Dismissing the council’s application for care and placement orders, HHJ Hickinbottom said: “Placements of children outside of their birth family are never ideal and it has to be acknowledged in this case that despite the best efforts of Mr and Mrs E they are not his birth family, nor can they ever fully reflect his heritage. However, they do have a lot to offer D. They already know and love him. The evidence of the social worker is that they provide him with excellent care. They are committed to supporting D and to understanding his heritage and culture. They are supportive of him having relationships with his birth family as and when that is right for him.

“The concerns for the stability of this placement in so far as Bradford MDC continue to rely on them are not in my judgment significant. Mr and Mrs E have addressed any issues and present as high-quality carers committed to D and committed to ensuring that they put themselves in the best position to care for him. There is not in my judgment any higher a likelihood that this placement will break down than there would be in a hypothetical adoptive placement. In many ways the placement with Mr and Mrs E is likely to be more resilient due to their experience as carers, their commitment to growth and their existing bond and knowledge of D. This is not a case where nothing else will do.”

She continued: “I am satisfied having weighed all the relevant factors that the making of care and placement orders is neither necessary nor proportionate. It is evidently an unnecessary interference with the parents' and D's Article 8 rights when not only is there another realistic option for D, but where in all the circumstances there is a better plan for D.

“Looking at this case holistically and balancing all the relevant factors in the welfare checklist, D remaining with Mr and Mrs E is overwhelmingly in his best interests both now and throughout his life.
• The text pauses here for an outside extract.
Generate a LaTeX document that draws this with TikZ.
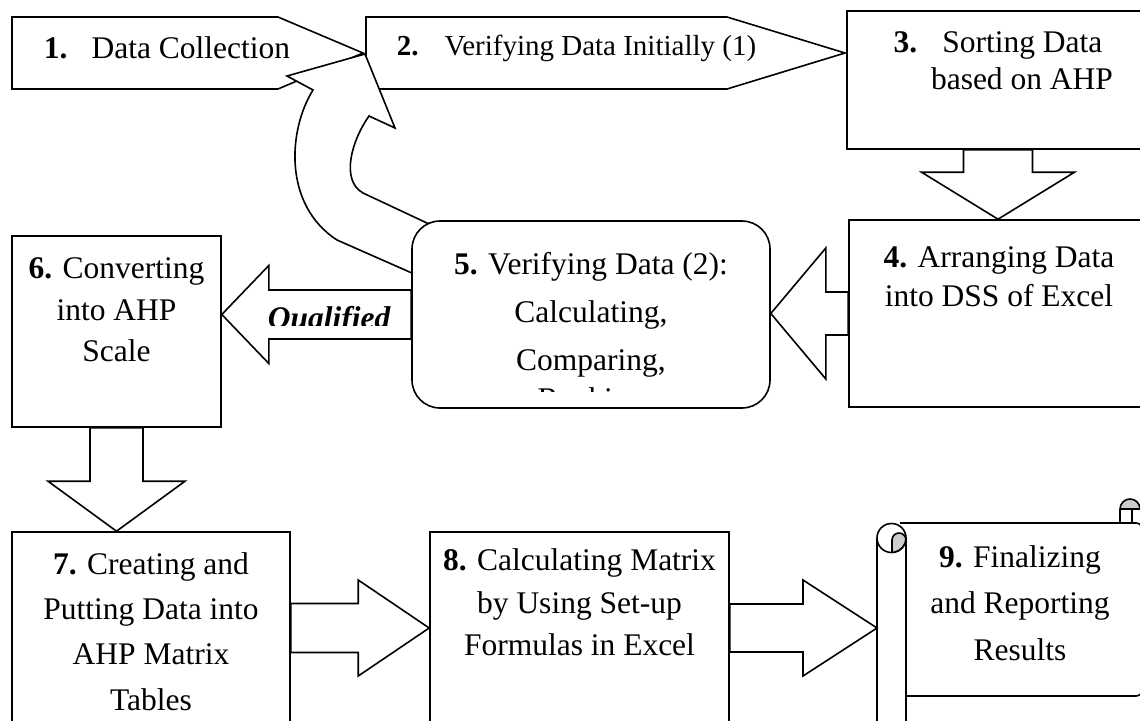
\documentclass[tikz,border=0pt]{standalone}
\usepackage{fontspec}
\setmainfont{Liberation Serif}
\usetikzlibrary{calc}

\begin{document}
\begin{tikzpicture}[x=1pt, y=-1pt, line width=1.6pt,
    box/.style={draw, fill=white, inner sep=0pt},
    txt/.style={align=center, inner sep=0pt, font=\fontsize{31.5}{#1}\selectfont},
    txt/.default=42,
    blk/.style n args={3}{to path={
      -- ($(\tikztostart)!#1!90:(\tikztotarget)$)
      -- ($(\tikztotarget)!#3!(\tikztostart)!#1!-90:(\tikztostart)$)
      -- ($(\tikztotarget)!#3!(\tikztostart)!#2!-90:(\tikztostart)$)
      -- (\tikztotarget)
      -- ($(\tikztotarget)!#3!(\tikztostart)!#2!90:(\tikztostart)$)
      -- ($(\tikztotarget)!#3!(\tikztostart)!#1!90:(\tikztostart)$)
      -- ($(\tikztostart)!#1!-90:(\tikztotarget)$)
      -- cycle}}]
        \useasboundingbox (0,0) rectangle (1140,720);
        \clip (0,0) rectangle (1140,720);
        % top row, pointed boxes
        \filldraw[fill=white] (12,17) -- (278,17) -- (363,53) -- (278,89) -- (12,89) -- cycle;
        \filldraw[fill=white] (366,17) -- (727,17) -- (845,53) -- (727,89) -- (366,89) -- cycle;
        \node[txt, anchor=base] (t1) at (167,58) {\textbf{1.}\hspace{24pt}Data Collection};
        \node[txt, anchor=base, font=\fontsize{29}{35}\selectfont] (t2) at (576.5,55)
          {\textbf{2.}\hspace{26pt}Verifying Data Initially (1)};
        \foreach \n/\x/\y/\w/\h in {b3/998/80/302/138, b4/998/313.5/298/187,
            b6/116.5/331.5/209/191, b7/151/628/278/192, b8/579.5/628/299/192}
          \node[box, minimum width=\w pt, minimum height=\h pt] (\n) at (\x,\y) {};
        % loop back to step 2
        \filldraw[fill=white] (444,231) -- (363,193) .. controls (340,180) and (352,140) .. (369,116)
          -- (395,128) -- (365,54) -- (287,76) -- (313,90)
          .. controls (288,130) and (283,205) .. (337,240) -- (430,281) -- cycle;
        \node[box, rounded corners=28pt, minimum width=358pt, minimum height=187pt] (b5) at (591,314.5) {};
        % scroll for step 9
        \coordinate (s9) at (877,628);
        \draw[fill=white, rounded corners=6pt] (900,523) -- (1142,523) -- (1142,696) -- (906,696);
        \draw[fill=white] (877,730) -- (877,538) arc[start angle=180, end angle=360, radius=14.5] -- (906,730);
        \draw (906,538) arc[start angle=0, end angle=180, radius=14.5];
        \filldraw[fill=gray!40] (892,552) -- (892,540) arc[start angle=180, end angle=360, radius=7]
          -- (906,538) arc[start angle=0, end angle=80, radius=14.5] -- cycle;
        \draw (1120,523) -- (1120,509);
        \filldraw[fill=gray!40] (1120,509) arc[start angle=180, end angle=360, radius=10] -- cycle;
        \draw (1132,510) -- (1132,523);
        % block arrows
        \coordinate (c45) at (b4.west -| b5.east);
        \coordinate (c56) at (b5.west -| b6.east);
        \coordinate (c67) at (b6.south |- b7.north);
        \filldraw[fill=white, blk={34.5pt}{76.5pt}{47pt}] (b3.south) to (b4.north);
        \filldraw[fill=white, blk={21.5pt}{65.5pt}{55pt}] (b4.west) to (c45);
        \filldraw[fill=white, blk={24.5pt}{49pt}{47pt}] (b5.west) to (c56);
        \filldraw[fill=white, blk={26.5pt}{68.5pt}{50pt}] (b6.south) to (c67);
        \filldraw[fill=white, blk={24.5pt}{48pt}{71pt}] (b7.east) to (b8.west);
        \filldraw[fill=white, blk={24pt}{48pt}{74pt}] (b8.east) to (s9);
        % texts
        \node[txt=37] (t3) at (998,60.5) {\textbf{3.}\hspace{25pt}Sorting Data\\\hspace*{48pt}based on AHP};
        \node[txt=39] (t4) at (999,276.5) {\textbf{4.} Arranging Data\\into DSS of Excel};
        \begin{scope}
          \clip (412,221) rectangle (770,391);
          \node[txt=48.3] (t5) at (591,334) {\textbf{5.} Verifying Data (2):\\Calculating,\\Comparing,\\[-10pt]Ranking};
        \end{scope}
        \begin{scope}
          \clip (222,290) rectangle (412,325.5);
          \node[anchor=base, inner sep=0pt, font=\fontsize{31.5}{36}\selectfont\bfseries\itshape] (q) at (329,328) {Qualified};
        \end{scope}
        \node[txt=41.5] (t6) at (116.5,310) {\textbf{6.} Converting\\into AHP\\Scale};
        \node[txt=45.3] (t7) at (151,631.5) {\textbf{7.} Creating and\\Putting Data into\\AHP Matrix\\Tables};
        \node[txt=42.5] (t8) at (579.5,602.5) {\textbf{8.} Calculating Matrix\\by Using Set-up\\Formulas in Excel};
        \node[txt=46.5] (t9) at (1020,603) {\textbf{9.} Finalizing\\and Reporting\\Results};
\end{tikzpicture}
\end{document}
Both parents support an SGO being made, and it is clear given the assessment of the Mother, and the Father's lack of any real engagement that no less interventionist order will do for D. D requires the permanence of an SGO and the enhanced parental responsibility it will give to Mr and Mrs E.”

The judge dismissed the local authority’s application for care and placement orders and granted Mr and Mrs E a special guardianship order in favour of D.